Required task: Reproduce exactly the lines from the one containing "Give me the Bokeh source for this chart." down to the one containing "years = list(range(0, 51))", including both of those lines, and nothing else.

Data provided:

□ □ □ □

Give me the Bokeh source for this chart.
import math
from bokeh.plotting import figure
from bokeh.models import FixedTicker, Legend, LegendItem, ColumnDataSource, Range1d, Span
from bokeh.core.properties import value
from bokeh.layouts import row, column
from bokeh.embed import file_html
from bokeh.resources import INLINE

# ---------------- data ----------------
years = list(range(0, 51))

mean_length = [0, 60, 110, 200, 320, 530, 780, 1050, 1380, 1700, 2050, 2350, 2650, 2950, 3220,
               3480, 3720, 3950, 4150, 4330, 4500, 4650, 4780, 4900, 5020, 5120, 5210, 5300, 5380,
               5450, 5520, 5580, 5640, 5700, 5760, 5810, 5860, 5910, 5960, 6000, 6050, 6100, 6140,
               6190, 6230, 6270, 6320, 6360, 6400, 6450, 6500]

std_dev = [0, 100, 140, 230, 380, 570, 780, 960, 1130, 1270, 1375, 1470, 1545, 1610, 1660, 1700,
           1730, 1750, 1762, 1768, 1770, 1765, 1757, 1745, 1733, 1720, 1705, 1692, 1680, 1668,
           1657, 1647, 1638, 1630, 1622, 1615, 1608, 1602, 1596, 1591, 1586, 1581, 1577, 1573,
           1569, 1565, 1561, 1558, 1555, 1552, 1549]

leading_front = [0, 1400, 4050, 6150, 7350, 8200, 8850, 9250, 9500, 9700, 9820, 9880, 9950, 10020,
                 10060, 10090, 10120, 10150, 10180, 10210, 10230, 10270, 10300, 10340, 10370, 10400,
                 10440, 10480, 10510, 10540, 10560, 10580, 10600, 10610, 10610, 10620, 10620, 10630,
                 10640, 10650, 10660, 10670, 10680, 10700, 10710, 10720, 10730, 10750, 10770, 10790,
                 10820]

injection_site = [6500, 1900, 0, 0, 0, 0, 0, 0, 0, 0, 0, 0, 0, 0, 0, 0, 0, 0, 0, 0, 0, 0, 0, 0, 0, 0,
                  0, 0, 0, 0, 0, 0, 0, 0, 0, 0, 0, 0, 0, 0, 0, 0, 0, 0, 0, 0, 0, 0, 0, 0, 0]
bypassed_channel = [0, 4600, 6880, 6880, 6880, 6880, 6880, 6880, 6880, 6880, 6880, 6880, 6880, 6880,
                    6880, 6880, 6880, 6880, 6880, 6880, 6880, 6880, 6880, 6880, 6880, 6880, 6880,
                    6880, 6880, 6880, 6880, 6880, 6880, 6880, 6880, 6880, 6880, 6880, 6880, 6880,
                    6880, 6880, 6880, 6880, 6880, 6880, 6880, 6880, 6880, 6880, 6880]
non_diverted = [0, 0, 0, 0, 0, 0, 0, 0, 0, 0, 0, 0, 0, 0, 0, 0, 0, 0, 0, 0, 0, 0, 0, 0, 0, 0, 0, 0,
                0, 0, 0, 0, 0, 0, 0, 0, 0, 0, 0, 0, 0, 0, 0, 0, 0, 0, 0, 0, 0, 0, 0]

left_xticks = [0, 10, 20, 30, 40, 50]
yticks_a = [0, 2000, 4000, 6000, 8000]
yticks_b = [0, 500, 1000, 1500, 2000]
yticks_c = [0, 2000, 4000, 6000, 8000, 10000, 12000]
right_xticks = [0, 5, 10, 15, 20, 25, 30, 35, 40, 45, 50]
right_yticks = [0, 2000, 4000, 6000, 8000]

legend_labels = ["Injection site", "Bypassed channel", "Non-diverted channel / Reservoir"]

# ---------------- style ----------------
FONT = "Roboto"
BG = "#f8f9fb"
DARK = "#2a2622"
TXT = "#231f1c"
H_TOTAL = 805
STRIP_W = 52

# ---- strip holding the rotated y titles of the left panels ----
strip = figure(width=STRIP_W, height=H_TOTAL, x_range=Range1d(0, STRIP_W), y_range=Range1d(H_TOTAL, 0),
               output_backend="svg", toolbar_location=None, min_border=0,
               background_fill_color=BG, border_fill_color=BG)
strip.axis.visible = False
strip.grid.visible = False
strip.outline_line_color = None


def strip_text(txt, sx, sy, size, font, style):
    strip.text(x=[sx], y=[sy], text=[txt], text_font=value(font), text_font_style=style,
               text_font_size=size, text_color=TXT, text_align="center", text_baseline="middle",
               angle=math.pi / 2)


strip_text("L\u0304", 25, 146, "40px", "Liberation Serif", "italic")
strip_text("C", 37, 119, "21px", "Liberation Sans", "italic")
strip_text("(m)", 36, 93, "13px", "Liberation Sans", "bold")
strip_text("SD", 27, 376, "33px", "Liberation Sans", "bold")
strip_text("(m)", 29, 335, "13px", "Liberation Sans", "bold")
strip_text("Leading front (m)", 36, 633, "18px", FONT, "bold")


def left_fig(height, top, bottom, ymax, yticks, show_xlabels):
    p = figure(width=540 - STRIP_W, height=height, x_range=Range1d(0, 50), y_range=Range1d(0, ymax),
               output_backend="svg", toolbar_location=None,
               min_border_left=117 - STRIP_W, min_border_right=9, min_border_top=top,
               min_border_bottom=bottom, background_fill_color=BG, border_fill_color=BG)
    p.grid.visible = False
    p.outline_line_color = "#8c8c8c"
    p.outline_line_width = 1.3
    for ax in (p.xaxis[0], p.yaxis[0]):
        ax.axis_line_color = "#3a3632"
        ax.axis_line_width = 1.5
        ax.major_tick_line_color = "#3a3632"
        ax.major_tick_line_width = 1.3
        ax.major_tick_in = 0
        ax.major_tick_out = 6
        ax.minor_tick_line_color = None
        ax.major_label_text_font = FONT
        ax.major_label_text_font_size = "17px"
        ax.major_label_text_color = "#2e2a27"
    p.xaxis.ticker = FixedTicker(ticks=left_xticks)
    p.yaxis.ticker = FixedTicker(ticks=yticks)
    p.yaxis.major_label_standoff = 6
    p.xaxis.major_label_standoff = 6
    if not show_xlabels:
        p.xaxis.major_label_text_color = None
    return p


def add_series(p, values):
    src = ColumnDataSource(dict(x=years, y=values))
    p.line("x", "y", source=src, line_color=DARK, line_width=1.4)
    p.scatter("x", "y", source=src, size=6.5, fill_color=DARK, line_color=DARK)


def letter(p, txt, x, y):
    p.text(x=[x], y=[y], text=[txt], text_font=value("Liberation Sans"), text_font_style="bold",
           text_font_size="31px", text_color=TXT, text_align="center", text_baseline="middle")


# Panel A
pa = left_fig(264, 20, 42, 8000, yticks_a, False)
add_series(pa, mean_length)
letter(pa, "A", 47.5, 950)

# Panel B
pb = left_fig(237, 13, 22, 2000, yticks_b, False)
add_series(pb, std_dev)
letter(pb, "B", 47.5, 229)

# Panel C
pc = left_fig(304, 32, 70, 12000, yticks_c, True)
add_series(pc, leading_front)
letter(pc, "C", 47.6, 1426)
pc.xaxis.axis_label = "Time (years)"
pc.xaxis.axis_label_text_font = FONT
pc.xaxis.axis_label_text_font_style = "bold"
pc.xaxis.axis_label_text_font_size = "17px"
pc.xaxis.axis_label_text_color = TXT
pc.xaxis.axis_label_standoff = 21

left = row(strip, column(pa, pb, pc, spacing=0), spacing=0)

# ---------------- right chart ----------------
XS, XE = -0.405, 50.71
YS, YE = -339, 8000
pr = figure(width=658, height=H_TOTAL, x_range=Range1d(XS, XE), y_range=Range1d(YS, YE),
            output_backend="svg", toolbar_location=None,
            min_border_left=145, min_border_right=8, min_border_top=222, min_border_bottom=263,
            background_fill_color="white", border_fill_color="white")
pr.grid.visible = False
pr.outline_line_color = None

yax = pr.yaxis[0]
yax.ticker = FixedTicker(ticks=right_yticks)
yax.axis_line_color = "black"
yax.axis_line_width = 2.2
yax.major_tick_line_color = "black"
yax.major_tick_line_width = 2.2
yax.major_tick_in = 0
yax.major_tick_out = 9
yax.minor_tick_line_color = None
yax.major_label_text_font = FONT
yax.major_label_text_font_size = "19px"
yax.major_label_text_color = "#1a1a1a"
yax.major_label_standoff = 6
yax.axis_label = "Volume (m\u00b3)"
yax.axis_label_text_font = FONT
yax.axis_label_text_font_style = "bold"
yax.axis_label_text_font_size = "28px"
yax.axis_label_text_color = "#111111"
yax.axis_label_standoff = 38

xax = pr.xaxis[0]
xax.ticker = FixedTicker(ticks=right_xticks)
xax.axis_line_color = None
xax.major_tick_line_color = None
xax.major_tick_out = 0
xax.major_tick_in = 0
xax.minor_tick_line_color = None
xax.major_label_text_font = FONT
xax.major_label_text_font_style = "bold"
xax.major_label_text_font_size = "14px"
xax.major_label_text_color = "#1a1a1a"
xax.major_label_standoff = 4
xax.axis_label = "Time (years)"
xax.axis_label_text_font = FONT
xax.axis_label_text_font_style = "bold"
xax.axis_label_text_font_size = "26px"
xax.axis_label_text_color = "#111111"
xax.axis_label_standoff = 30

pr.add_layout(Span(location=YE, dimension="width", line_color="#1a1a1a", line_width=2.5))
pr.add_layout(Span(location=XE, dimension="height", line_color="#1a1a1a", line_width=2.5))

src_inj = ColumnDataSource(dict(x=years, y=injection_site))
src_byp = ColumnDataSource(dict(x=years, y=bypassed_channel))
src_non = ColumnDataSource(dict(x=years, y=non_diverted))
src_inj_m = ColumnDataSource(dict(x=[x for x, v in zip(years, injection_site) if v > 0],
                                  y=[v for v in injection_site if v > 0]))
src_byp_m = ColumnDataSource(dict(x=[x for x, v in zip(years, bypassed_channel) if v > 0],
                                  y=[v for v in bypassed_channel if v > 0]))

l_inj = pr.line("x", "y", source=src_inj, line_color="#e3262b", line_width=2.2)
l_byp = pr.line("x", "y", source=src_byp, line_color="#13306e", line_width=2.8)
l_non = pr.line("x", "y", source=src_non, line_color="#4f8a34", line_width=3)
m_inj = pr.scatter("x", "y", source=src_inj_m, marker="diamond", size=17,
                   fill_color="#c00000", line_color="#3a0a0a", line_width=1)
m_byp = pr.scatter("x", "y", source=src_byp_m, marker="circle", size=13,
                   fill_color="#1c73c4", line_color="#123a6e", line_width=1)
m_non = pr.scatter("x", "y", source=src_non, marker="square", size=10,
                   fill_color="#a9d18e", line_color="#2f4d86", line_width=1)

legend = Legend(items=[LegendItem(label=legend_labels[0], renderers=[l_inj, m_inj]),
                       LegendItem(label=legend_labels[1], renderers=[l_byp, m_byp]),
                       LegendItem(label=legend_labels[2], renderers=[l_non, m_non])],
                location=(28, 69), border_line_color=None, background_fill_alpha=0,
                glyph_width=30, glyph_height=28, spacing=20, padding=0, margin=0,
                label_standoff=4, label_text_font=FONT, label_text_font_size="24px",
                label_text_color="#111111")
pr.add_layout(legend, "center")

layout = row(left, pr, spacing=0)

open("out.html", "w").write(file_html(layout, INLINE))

□ □ □ □

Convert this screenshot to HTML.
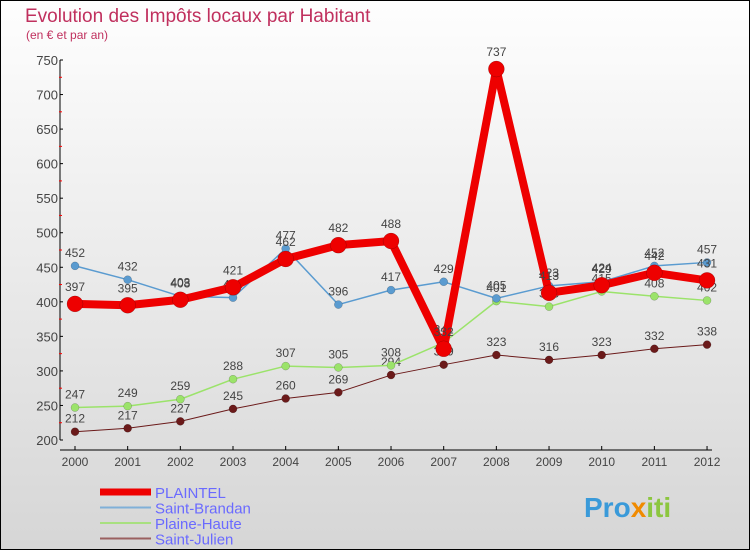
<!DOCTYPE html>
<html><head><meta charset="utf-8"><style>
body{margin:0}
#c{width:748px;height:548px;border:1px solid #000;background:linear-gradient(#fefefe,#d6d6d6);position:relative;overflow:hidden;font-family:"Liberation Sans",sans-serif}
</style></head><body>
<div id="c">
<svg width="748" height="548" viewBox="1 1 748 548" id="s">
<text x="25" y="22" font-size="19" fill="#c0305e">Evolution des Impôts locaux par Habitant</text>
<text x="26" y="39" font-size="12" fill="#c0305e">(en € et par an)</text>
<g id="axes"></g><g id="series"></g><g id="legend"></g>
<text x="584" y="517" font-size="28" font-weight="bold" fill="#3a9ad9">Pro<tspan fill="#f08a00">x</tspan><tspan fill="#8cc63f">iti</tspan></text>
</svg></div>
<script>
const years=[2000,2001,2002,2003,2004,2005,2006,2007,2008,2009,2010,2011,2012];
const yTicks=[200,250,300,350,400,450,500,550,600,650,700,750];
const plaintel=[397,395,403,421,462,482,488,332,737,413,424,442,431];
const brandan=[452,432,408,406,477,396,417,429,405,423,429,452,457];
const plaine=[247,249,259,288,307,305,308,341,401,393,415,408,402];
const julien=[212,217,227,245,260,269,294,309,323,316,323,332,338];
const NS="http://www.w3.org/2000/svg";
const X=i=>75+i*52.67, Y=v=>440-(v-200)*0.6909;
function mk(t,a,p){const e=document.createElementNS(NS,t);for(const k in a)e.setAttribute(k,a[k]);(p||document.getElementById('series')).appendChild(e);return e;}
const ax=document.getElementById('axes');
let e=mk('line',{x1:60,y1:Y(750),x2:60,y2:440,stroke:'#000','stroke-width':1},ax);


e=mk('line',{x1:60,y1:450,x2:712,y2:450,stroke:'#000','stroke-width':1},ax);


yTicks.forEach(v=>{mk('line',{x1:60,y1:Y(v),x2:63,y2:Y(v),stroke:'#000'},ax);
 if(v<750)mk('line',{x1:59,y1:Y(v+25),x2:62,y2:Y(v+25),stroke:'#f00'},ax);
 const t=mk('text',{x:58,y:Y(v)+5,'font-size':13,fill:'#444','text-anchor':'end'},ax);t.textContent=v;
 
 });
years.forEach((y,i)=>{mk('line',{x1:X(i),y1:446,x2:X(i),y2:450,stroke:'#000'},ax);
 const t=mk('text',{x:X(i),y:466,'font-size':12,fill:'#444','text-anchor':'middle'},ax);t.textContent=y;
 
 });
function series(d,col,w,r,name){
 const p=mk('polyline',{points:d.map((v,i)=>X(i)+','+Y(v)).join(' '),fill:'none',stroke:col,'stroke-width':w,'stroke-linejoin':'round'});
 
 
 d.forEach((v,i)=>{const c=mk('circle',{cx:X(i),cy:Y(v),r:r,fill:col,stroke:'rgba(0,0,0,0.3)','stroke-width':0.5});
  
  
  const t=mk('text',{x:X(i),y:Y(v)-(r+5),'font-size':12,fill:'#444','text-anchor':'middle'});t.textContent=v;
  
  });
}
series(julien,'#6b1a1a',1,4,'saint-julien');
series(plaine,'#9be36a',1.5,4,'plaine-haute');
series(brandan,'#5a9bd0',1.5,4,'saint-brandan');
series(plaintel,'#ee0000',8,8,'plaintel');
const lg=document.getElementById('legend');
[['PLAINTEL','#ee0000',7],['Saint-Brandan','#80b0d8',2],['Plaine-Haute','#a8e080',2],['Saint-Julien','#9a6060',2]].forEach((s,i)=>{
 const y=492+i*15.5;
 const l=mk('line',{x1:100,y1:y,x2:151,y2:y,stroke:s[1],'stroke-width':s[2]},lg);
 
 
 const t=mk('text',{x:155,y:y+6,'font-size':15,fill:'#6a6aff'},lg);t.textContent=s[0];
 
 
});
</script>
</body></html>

□ □ □ □

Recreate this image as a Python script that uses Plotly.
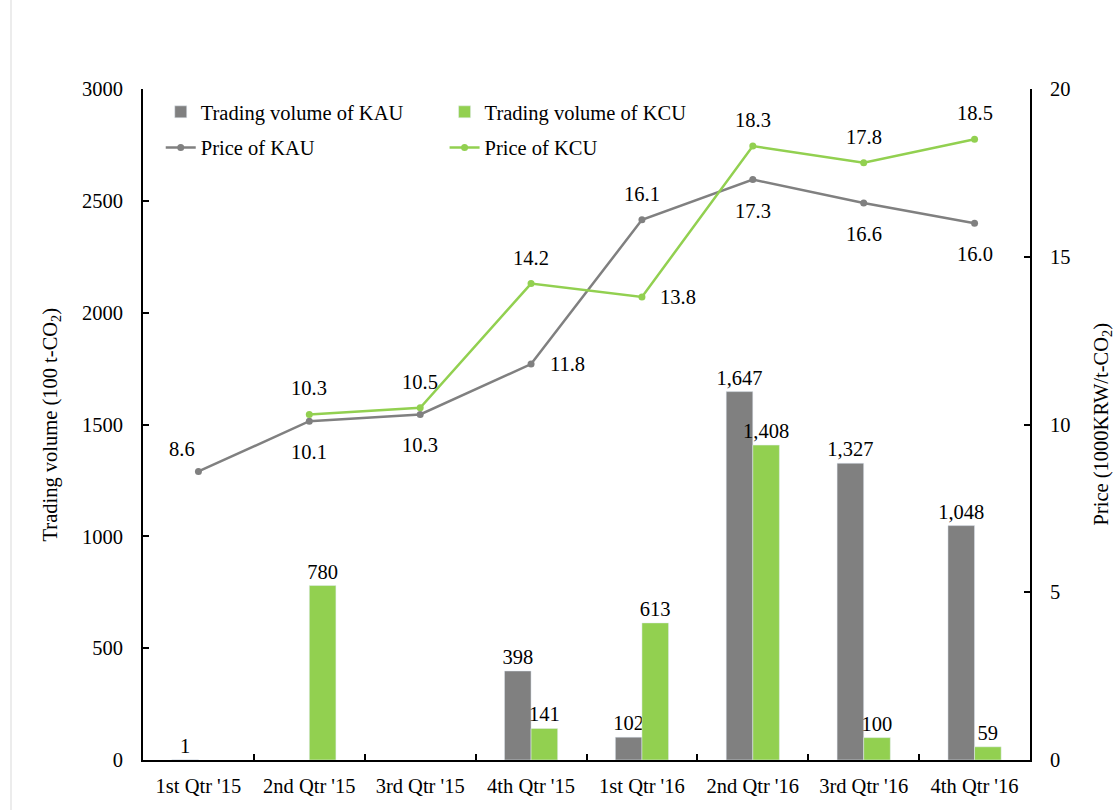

□ □ □ □

Solution:
Give me the Bokeh source for this chart.
import math
from bokeh.plotting import figure
from bokeh.models import FixedTicker, Legend, LegendItem, ColumnDataSource, Range1d, Span
from bokeh.core.properties import value
from bokeh.layouts import row, column
from bokeh.embed import file_html
from bokeh.resources import INLINE

# ---------------- data ----------------
years = list(range(0, 51))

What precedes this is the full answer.